BEIJING, April 26 (Xinhua) -- Economists from China's leading think tanks have dismissed predictions that a possible property meltdown would trigger a crisis or even a crash in the world's second largest economy.
"It can be said that China's property bubbles are now the biggest risk in its economy, but bearish talk of a collapse of the whole economy smells of ulterior motives," Wang Xiaoguang, a researcher at the Chinese Academy of Governance, told Xinhua.
REASON FOR CONCERN
Concerns over China's housing market which had been sizzling during the past three or four years may be well-founded, as latest official data showed home prices continued to cool in some cities.

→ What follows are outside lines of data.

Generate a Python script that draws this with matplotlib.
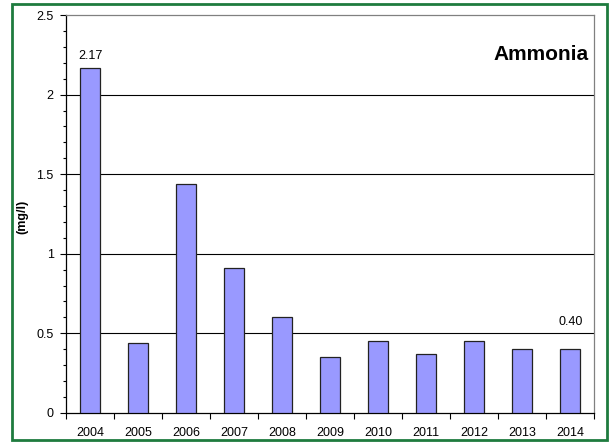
import matplotlib.pyplot as plt
from matplotlib.patches import Rectangle
from matplotlib.ticker import MultipleLocator

# datos
years = ['2004', '2005', '2006', '2007', '2008', '2009', '2010', '2011', '2012', '2013', '2014']
values = [2.17, 0.44, 1.44, 0.91, 0.60, 0.35, 0.45, 0.37, 0.45, 0.40, 0.40]
labels = {0: '2.17', 10: '0.40'}
label_y = {0: 2.24, 10: 0.57}

plt.rcParams['font.family'] = ['Liberation Sans', 'DejaVu Sans']

fig = plt.figure(figsize=(6.12, 4.43), dpi=100)
ax = fig.add_axes([0.108, 0.068, 0.863, 0.898])

x = range(len(years))
ax.bar(x, values, width=0.42, color='#9999FF', edgecolor='#222222', linewidth=0.9, zorder=3)

ax.set_xlim(-0.5, len(years) - 0.5)
ax.set_ylim(0, 2.5)
ax.set_xticks(list(x))
ax.set_xticklabels(years, fontsize=9)
ax.set_xticks([i - 0.5 for i in range(len(years) + 1)], minor=True)
ax.tick_params(axis='x', which='major', length=0, pad=10)
ax.tick_params(axis='x', which='minor', length=4, direction='out', width=0.8)

ax.set_yticks([0, 0.5, 1, 1.5, 2, 2.5])
ax.set_yticklabels(['0', '0.5', '1', '1.5', '2', '2.5'], fontsize=9)
ax.yaxis.set_minor_locator(MultipleLocator(0.1))
ax.tick_params(axis='y', which='major', length=4, direction='out', width=0.8, pad=5)
ax.tick_params(axis='y', which='minor', length=2, direction='out', width=0.8)

for yv in [0.5, 1, 1.5, 2]:
    ax.axhline(yv, color='black', linewidth=0.8, zorder=1)

ax.spines['left'].set_color('black')
ax.spines['bottom'].set_color('black')
ax.spines['top'].set_color('#808080')
ax.spines['right'].set_color('#808080')
for s in ax.spines.values():
    s.set_linewidth(0.9)

for i, t in labels.items():
    ax.text(i, label_y[i], t, ha='center', va='center', fontsize=9)

ax.text(0.99, 0.9, 'Ammonia', transform=ax.transAxes, ha='right', va='center',
        fontsize=15, fontweight='bold')

fig.text(0.036, 0.51, '(mg/l)', rotation=90, ha='center', va='center',
         fontsize=9, fontweight='bold')

# marco verde
fig.patches.append(Rectangle((0.02, 0.006), 0.972, 0.984, transform=fig.transFigure,
                             fill=False, edgecolor='#1E7B3E', linewidth=2))

fig.savefig('out.png', dpi=100)
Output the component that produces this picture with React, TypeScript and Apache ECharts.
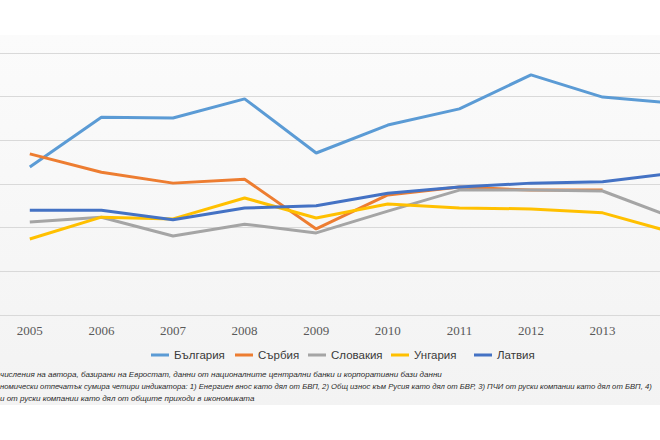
import React, { useEffect, useRef } from "react";
import * as echarts from "echarts";

const years = ["2005", "2006", "2007", "2008", "2009", "2010", "2011", "2012", "2013", "2014"];
const bulgaria = [3.39, 4.53, 4.51, 4.95, 3.71, 4.35, 4.72, 5.5, 4.99, 4.85];
const serbia = [3.69, 3.27, 3.02, 3.11, 1.97, 2.75, 2.93, 2.86, 2.86, null];
const slovakia = [2.13, 2.24, 1.81, 2.08, 1.88, 2.38, 2.86, 2.86, 2.84, 2.22];
const hungary = [1.74, 2.24, 2.2, 2.68, 2.22, 2.54, 2.45, 2.43, 2.34, 1.88];
const latvia = [2.4, 2.4, 2.18, 2.45, 2.5, 2.79, 2.93, 3.02, 3.05, 3.25];

const seriesNames = ["България", "Сърбия", "Словакия", "Унгария", "Латвия"];
const seriesData = [bulgaria, serbia, slovakia, hungary, latvia];
const colors = ["#5b9bd5", "#ed7d31", "#a5a5a5", "#ffc000", "#4472c4"];
const legendLeft = [146, 230, 303, 386, 469];

const footnotes = [
  "числения на автора, базирани на Евростат, данни от националните централни банки и корпоративни бази данни",
  "номически отпечатък сумира четири индикатора: 1) Енергиен внос като дял от БВП, 2) Общ износ към Русия като дял от БВР, 3) ПЧИ от руски компании като дял от БВП, 4)",
  "и от руски компании като дял от общите приходи в икономиката",
];
const footnoteY = [375, 387, 399];
const footnoteSize = [8, 7.7, 8];

// chart canvas is wider than the visible window: the plot is cropped at both sides
const SHIFT = 6;
const CHART_W = 716;
const LAST_VISIBLE_LABEL = 8; // the 2014 label lies outside the visible window

export default function App() {
  const ref = useRef<HTMLDivElement>(null);
  useEffect(() => {
    if (!ref.current) return;
    const chart = echarts.init(ref.current, undefined, { renderer: "svg" });
    chart.setOption({
      animation: false,
      backgroundColor: "#ffffff",
      color: colors,
      grid: { left: 0, right: 0, top: 53, bottom: 125 },
      xAxis: {
        type: "category",
        data: years,
        boundaryGap: true,
        axisLine: { lineStyle: { color: "#d9d9d9", width: 1 } },
        axisTick: { show: false },
        axisLabel: {
          color: "#595959",
          fontFamily: "Liberation Serif",
          fontSize: 13,
          margin: 9,
          interval: (i: number) => i <= LAST_VISIBLE_LABEL,
        },
      },
      yAxis: {
        type: "value",
        min: 0,
        max: 6,
        interval: 1,
        axisLabel: { show: false },
        axisLine: { show: false },
        axisTick: { show: false },
        splitLine: { lineStyle: { color: "#d9d9d9", width: 1 } },
      },
      legend: seriesNames.map((n, i) => ({
        data: [n],
        left: legendLeft[i] + SHIFT,
        top: 344,
        icon: "rect",
        itemWidth: 18,
        itemHeight: 3,
        selectedMode: false,
        textStyle: { color: "#3a3a3a", fontSize: 11.5, fontFamily: "Liberation Sans" },
      })),
      series: seriesNames.map((n, i) => ({
        name: n,
        type: "line",
        data: seriesData[i],
        symbol: "none",
        lineStyle: { width: 3, color: colors[i] },
        itemStyle: { color: colors[i] },
        connectNulls: false,
      })),
      graphic: [
        {
          type: "rect",
          z: -100,
          silent: true,
          shape: { x: SHIFT, y: 35, width: 660, height: 370 },
          style: {
            fill: new echarts.graphic.LinearGradient(0, 0, 0, 1, [
              { offset: 0, color: "#fbfbfb" },
              { offset: 1, color: "#f3f3f3" },
            ]),
          },
        },
        ...footnotes.map((t, i) => ({
          type: "text",
          left: SHIFT,
          top: footnoteY[i] - 5,
          silent: true,
          style: {
            text: t,
            fill: "#2a2a2a",
            font: `italic ${footnoteSize[i]}px "Liberation Sans"`,
          },
        })),
      ],
    });
    return () => chart.dispose();
  }, []);
  return (
    <div
      style={{
        position: "fixed",
        left: 0,
        top: 0,
        width: 660,
        height: 440,
        overflow: "hidden",
        background: "#fff",
      }}
    >
      <div
        ref={ref}
        style={{ position: "absolute", left: -SHIFT, top: 0, width: CHART_W, height: 440 }}
      />
    </div>
  );
}
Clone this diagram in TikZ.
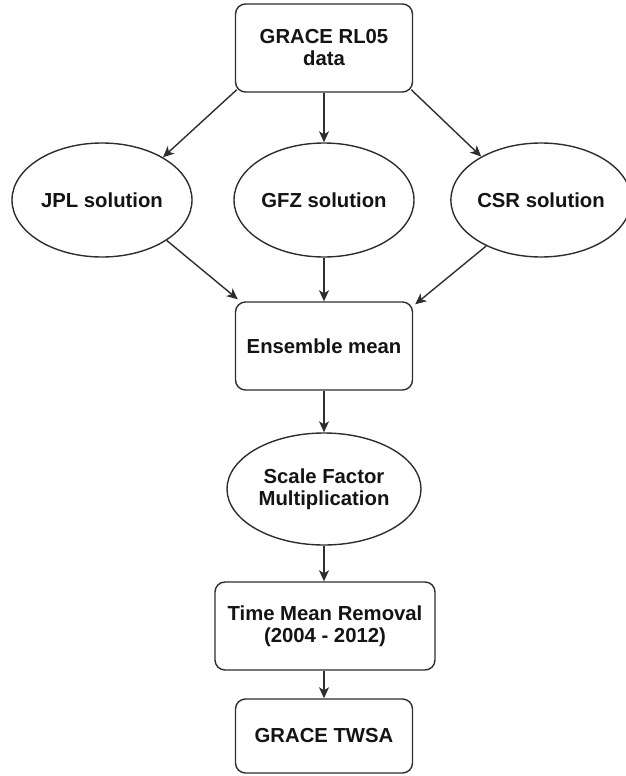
\documentclass[tikz,border=0pt]{standalone}
\usepackage{fontspec}
\setmainfont{Liberation Sans}
\usetikzlibrary{arrows.meta,shapes.geometric}
\definecolor{linec}{HTML}{2E2E2E}
\definecolor{textc}{HTML}{141414}
\tikzset{
  base/.style={draw=linec, line width=1.4pt, fill=white, inner sep=0pt, align=center,
    text=textc, font=\fontsize{20.3}{22}\selectfont\bfseries},
  rbox/.style={base, rectangle, rounded corners=10pt},
  oval/.style={base, ellipse},
  conn/.style={draw=linec, line width=1.4pt, -{Stealth[length=11pt,width=10pt,inset=3pt]}}
}
\begin{document}
\begin{tikzpicture}[x=1pt,y=-1pt]
\useasboundingbox (0,0) rectangle (626,776);
\node[rbox, minimum width=177pt, minimum height=88pt] (grace) at (324,48) {GRACE RL05\\data};
\node[oval, minimum width=180pt, minimum height=114pt] (jpl) at (102,200) {JPL solution};
\node[oval, minimum width=180pt, minimum height=114pt] (gfz) at (324,200) {GFZ solution};
\node[oval, minimum width=172pt, minimum height=114pt] (csr) at (541,200) {CSR solution};
\node[rbox, minimum width=177pt, minimum height=88pt] (ens) at (324,346) {Ensemble mean};
\node[oval, minimum width=194pt, minimum height=112pt] (scale) at (324,489) {Scale Factor\\Multiplication};
\node[rbox, minimum width=220pt, minimum height=88pt] (time) at (325,626) {Time Mean Removal\\(2004 - 2012)};
\node[rbox, minimum width=177pt, minimum height=74pt] (twsa) at (324,736) {GRACE TWSA};

\draw[conn] ([xshift=2pt,yshift=3pt]grace.south west) -- (jpl.35);
\draw[conn] (grace.south) -- (gfz.north);
\draw[conn] ([xshift=-2pt,yshift=3pt]grace.south east) -- (csr.144);
\draw[conn] (jpl.-32) -- ([xshift=3pt,yshift=2pt]ens.north west);
\draw[conn] (gfz.south) -- (ens.north);
\draw[conn] (csr.220) -- ([xshift=2pt,yshift=-3pt]ens.north east);
\draw[conn] (ens.south) -- (scale.north);
\draw[conn] (scale.south) -- (time.north -| scale.south);
\draw[conn] (time.south -| twsa.north) -- (twsa.north);
\end{tikzpicture}
\end{document}
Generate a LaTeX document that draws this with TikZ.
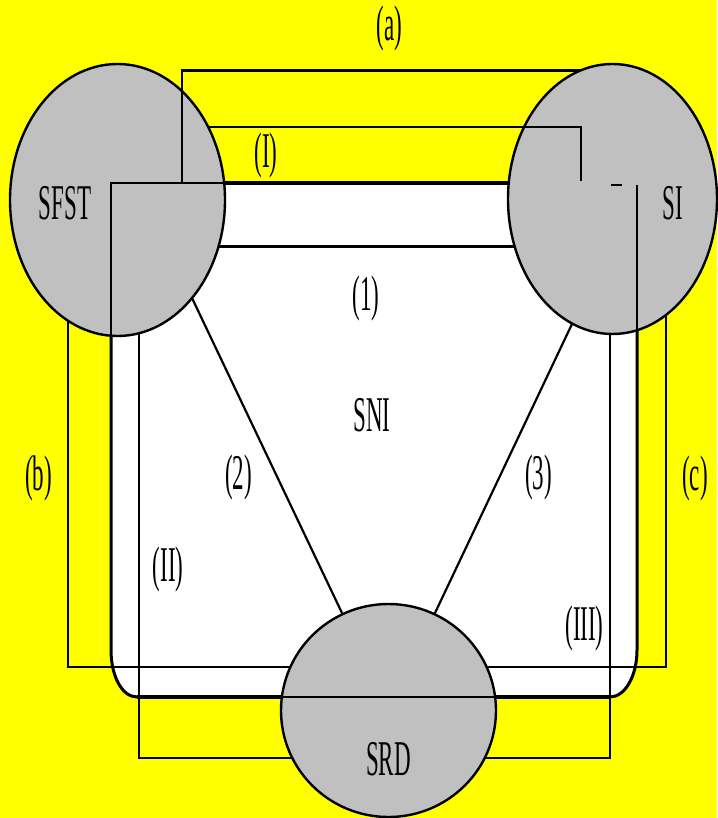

In March, of a statistical pool of 70 major Chinese cities, 14 saw home prices either decline or stagnate on a monthly basis, the highest figure since early 2013. The average growth rate of the cities dipped to the lowest level for the past 15 months.
After large expansion, it is natural that China's real estate market brims with risks, and, given the sector's "great contribution" to the economy, reining in property risks would be crucial to maintaining the health of the country's financial system.
Wang pointed to the close ties between the property sector and shadow banking as a major reason for concerns, not least because risks in China's financial system already started to emerge as bad loans increased.
Jia Kang, director of the Research Institute for Fiscal Science at China's Ministry of Finance, warned against the "divergence" in China's housing market.
"In big cities like Beijing and Shanghai, the risks of the property market are not so big. But some other cities which are experiencing falling home prices have to be careful," Jia told Xinhua.